Back at the ranch others returned with their tales of the Lauteret, Galibier and Izoard. Only T and N had actually ridden together and they'd done the Lauteret/Galibier. J had been to Briancon and back, along with P whose actual ride is lost to history as he's too much of Luddite to upload to Strava. That left D and A. The former went beyond Briancon and up the Izoard while A seemed to get as far Serre Chevalier before turning home. He rounded it all off with eight bends of Alpe d'Huez, as you do! J returned with tales of Amir in a stream somewhere on the Lauteret road seemingly cooling himself off. All very bizarre and most amusing. but he was a little overdue and so we called him. No one knew quite where he was as J had last seen him in the stream on the Briancon side of the Lauteret. We were amazed that at the end of such a long day A had decided to sail on past home and carry on with the madness. This somewhat adventurous riding by A set the tone for the rest of trip. Chapeau to him on a great effort.


----------



## reacher (21 Jul 2017)

Did any of you go up the alpe d'huez the full climb ?


----------



## Winnershsaint (21 Jul 2017)

reacher said:


> Did any of you go up the alpe d'huez the full climb ?


Yep, everyone did. 5 of us on the same day, one of our party did it twice in a day and another did it 3 times in total.


----------



## reacher (21 Jul 2017)

ok, the one who did it twice must have liked it a lot lol


----------



## Winnershsaint (21 Jul 2017)

reacher said:


> ok, the one who did it twice must have liked it a lot lol


By far the best rider in our group. A racer first and last, but a really good guy with it. It was in the middle of the trip when for two days it didn't stop raining so it was ideal. Meant he could do two HC climbs in a day. It just happened to be the same one.


----------



## Winnershsaint (21 Jul 2017)

Day 3 Glandonabandon!

The chatter at breakfast amongst the 'GC boys' and 'climbing domestiques' had been to head out to the Croix de Fer. The other two in the 'Grupetto' decided to drive to Briancon and take on the Izoard from that side. Unfortunately 3 bikes and three cyclist in a hired Citroen Cactus wouldnt go so I remained at base and set out with the other six. I hadn't slept well, woken by thunderstorms which rumbled through the night, by morning I felt like crap. This was brought home rapidly as I headed up the Allemont dam and could see the others already on the bridge across the lake going at a rate of knots away from me. That was the last I saw of them. My discomfort was evident on the climb past the EDF hydro-electric station and then on the steep lower slopes of the Glandon. In contrast to the first afternoon my heart rate this time was stubbornly low given the effort I was putting in often a sign of tiredness. Then there was the speed. My Garmin repeatedly registered my speed as 3.1kph. It felt like I was going faster but a lot of the time the road was on or near double figure gradients so I couldn't be sure.
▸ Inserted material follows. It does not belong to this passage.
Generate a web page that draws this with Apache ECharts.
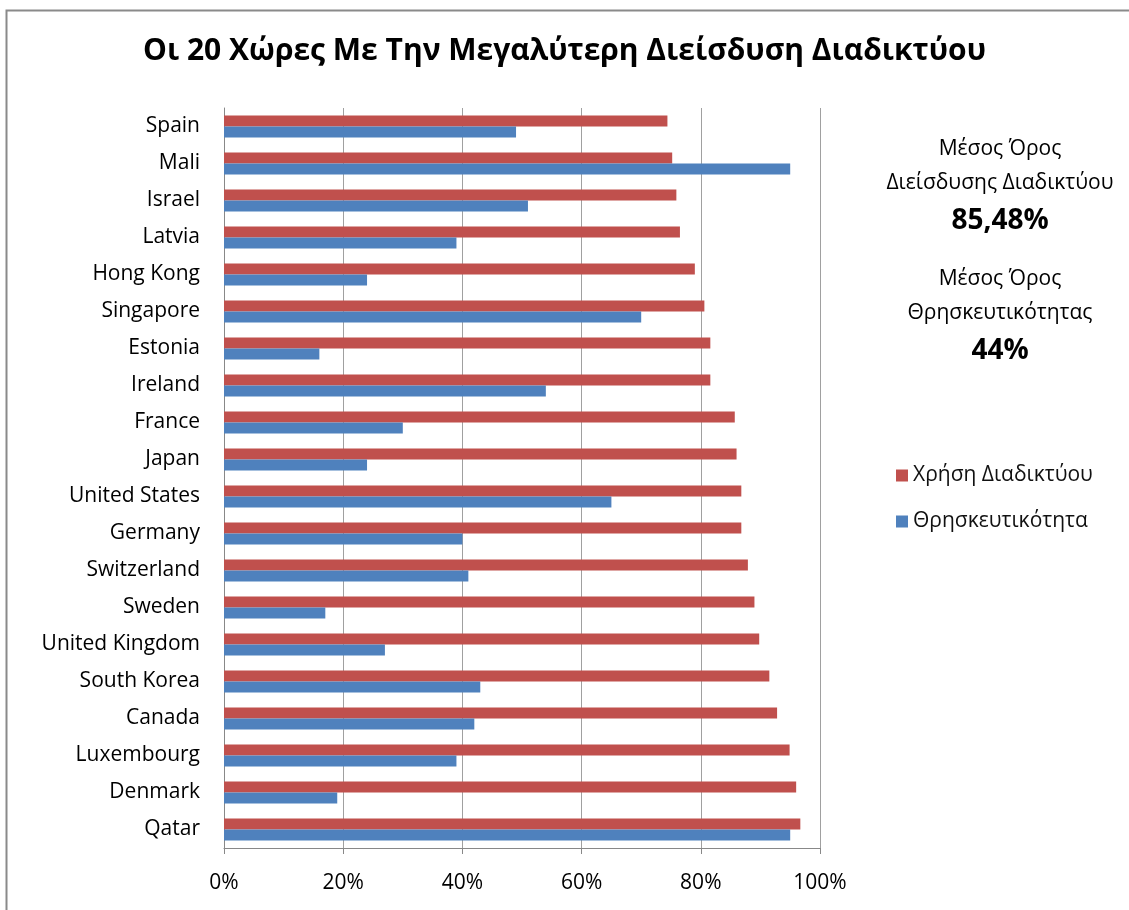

I passed the 21km to top of the Croix de Fer sign still seeing the ridiculously low speed and vowed to carry on at least to Le Rivier d'Allemont but the weather was closing in with grey clouds scudding over the treetops making the Glandon feel a more foreboding and claustrophobic place. I suspect I'd at least have gone on to Le Rivier d'Allemont had I not done the maths just after the 21km to go sign. With my speed evidently not moving above that 3.1 mark there were around seven hours of torture left. In the end I rationalised it was just one of those days! So I turned around and went back the way came did my little Allemont loop and arrived back at the gite, having stopped on the way to take some touristy shots. We were barbecuing that evening but the barbie was woefully small and woefully dirty so to give us a fighting chance at dinner that evening I gave it a good clean and spent the afternoon on my laptop looking through the Go-Pro footage.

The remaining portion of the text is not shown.